We went to the Reception in the Fitzwilliam Museum, where the new wing has been opened.  It was very smart.  There was an exhibition of impressionists, with several pictures from Monet, Degas, Bourdin, and Pissaro.  We met Peter Worsley and Catherine Side from the Berkshire Branch.  We also met John Moore from the Buckinghamshire Branch.

There were some lovely canapés, and oodles of wine to be drunk.

Couldn’t hang around after the end, as we had to rush over to Robinson College to listen to a stand-up comic called Neil Mullarkey.  Neil was educated at Robinson College, was president of Cambridge Footlights.  He has acted in a number of films (Austin Powers), several TV programs.  For his show, he plays L.Vaughan Spencer, Life Coach, Self-Help Guru and Gangsta Motivator.  Kind of based on an Ali G type character.  He was rather amusing and did not descend into swearing.

A websites about Neil

I think the glass of wine at the interval was very large, so after the show, it was straight back to the college and bed without supper.  Thank goodness for the canapés.


We were up and into breakfast by 8.00.  Continental breakfast, so there were croissants, and cheese and dried meats.  Chatted to a teenage girl during breakfast, who had stayed the night in collage.  She had been on an admissions day, and was touring a few universities to select the ones she was going to apply to.  She was from central Edinburgh and was familiar with Whistle Binkies.  A friend of hers had a band that played there on occasions.

Rosemary and I went out separate ways for the first event.  She heard a talk on Portraits and Professions, while I went and saw a talk on “A Wonderful Thing is a Phillips Machine”.
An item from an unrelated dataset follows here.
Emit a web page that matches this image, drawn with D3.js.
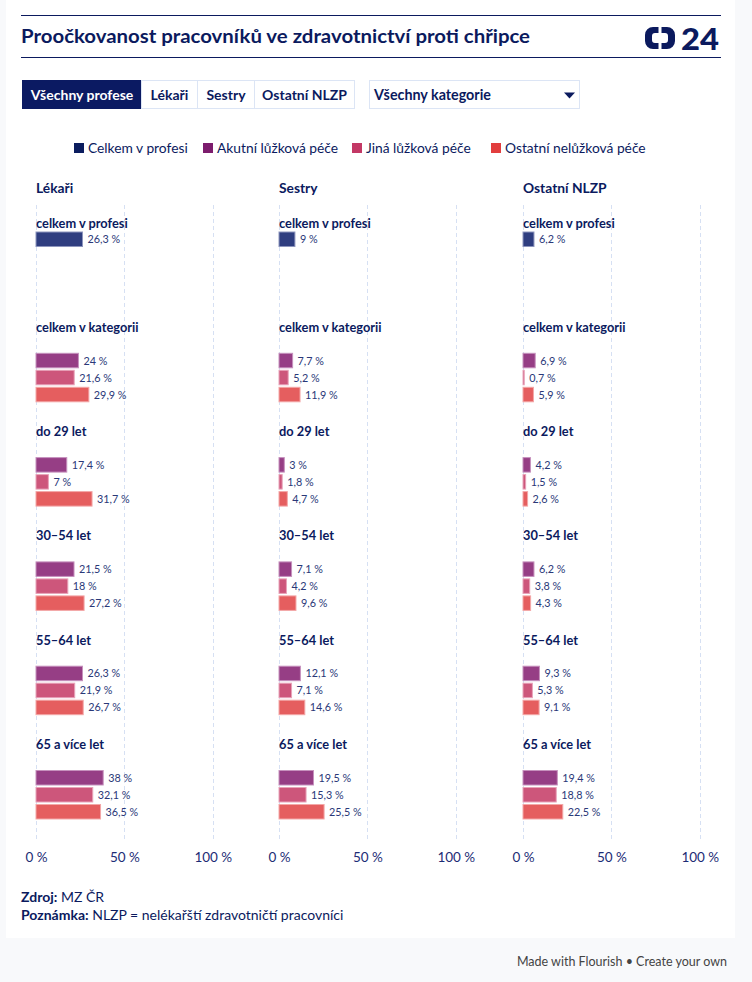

The Phillips Machine is an analogue computer, which runs on the flow of water.  It was built by an engineer after the 2nd world war to model the economy.  You could see the effect of changing the interest rates, government borrowing, savings, imports.  They were built in the 1950s.  Of fourteen build this and one in New Zealand are the only ones, which work.  Allan McRobie, a specialist in bridge design and dynamics gave the lecture and demonstrated the machine.  He had spent considerable energy in rebuilding the machine.

Next, we had a tour of the Computer Laboratory on the Westside.  We were shown some of the work, which is in progress at the university to do with new methods of interacting with a computer.

The first event of the afternoon was Question Time, chaired by BBC Edward Stourton.  The question was, “Where is it all going to end”.

Afterwards, we saw a presentation by Sir Christopher Frayling about the image of Scientists in Movies.  Most of the examples were from older films, with very little from recent films.  Rosemary spoke to Christopher and was a bit dismayed that he had never seen the TV series CSI, where scientists are shown in a good light.

Tonight we managed an evening meal at the Galleria restaurant. First though a pint of beer, I had a very reasonable pint of Woodfords from Norfolk. We then went to the Galleria; we had eaten there two years ago on the balcony overlooking the river.  This year it was too cold to do that.  Reasonable meal, we started with a Tiger Prawn Salad and a Pastrami Salad.  The main course for Rosemary was Roasted Mushrooms, while I had Poached Monkfish.

Then it was back to college and bed.


Sunday started off cloudy.  Drove to the Botanic Garden and had a 90 minute guided tour.  The area around the pond had changed since we had last visited.  During the walk, the weather improved.

After the walk, we walked on down to the Cambridge Arts Picture House to see a 1938 Hitchcock film called the “Lady Vanishes” starring Michael Redgrave.  The file was introduced by his son Corin.  Rosemary and I had not seen the film before and very much enjoyed the humour.

Afterwards, she went to Fitzwilliam to see a performance by Corin Redgrave of  “De Profundis by Oscar Wilde“.  I went to the Cavendish Laboratory for a presentation of the proposed changes to the Physics department, and then a tour of the Physics departments. I saw some high vacuum experiments, high energy impact work, low-temperature experiments with superconductors, and an explanation of fundamental particles and an experiment where they neutrino is being weighed.

It was then on home, with a stop at St Neots for a quick meal by the River.  On the drive towards Milton Keynes, we saw a very spectacular sunset.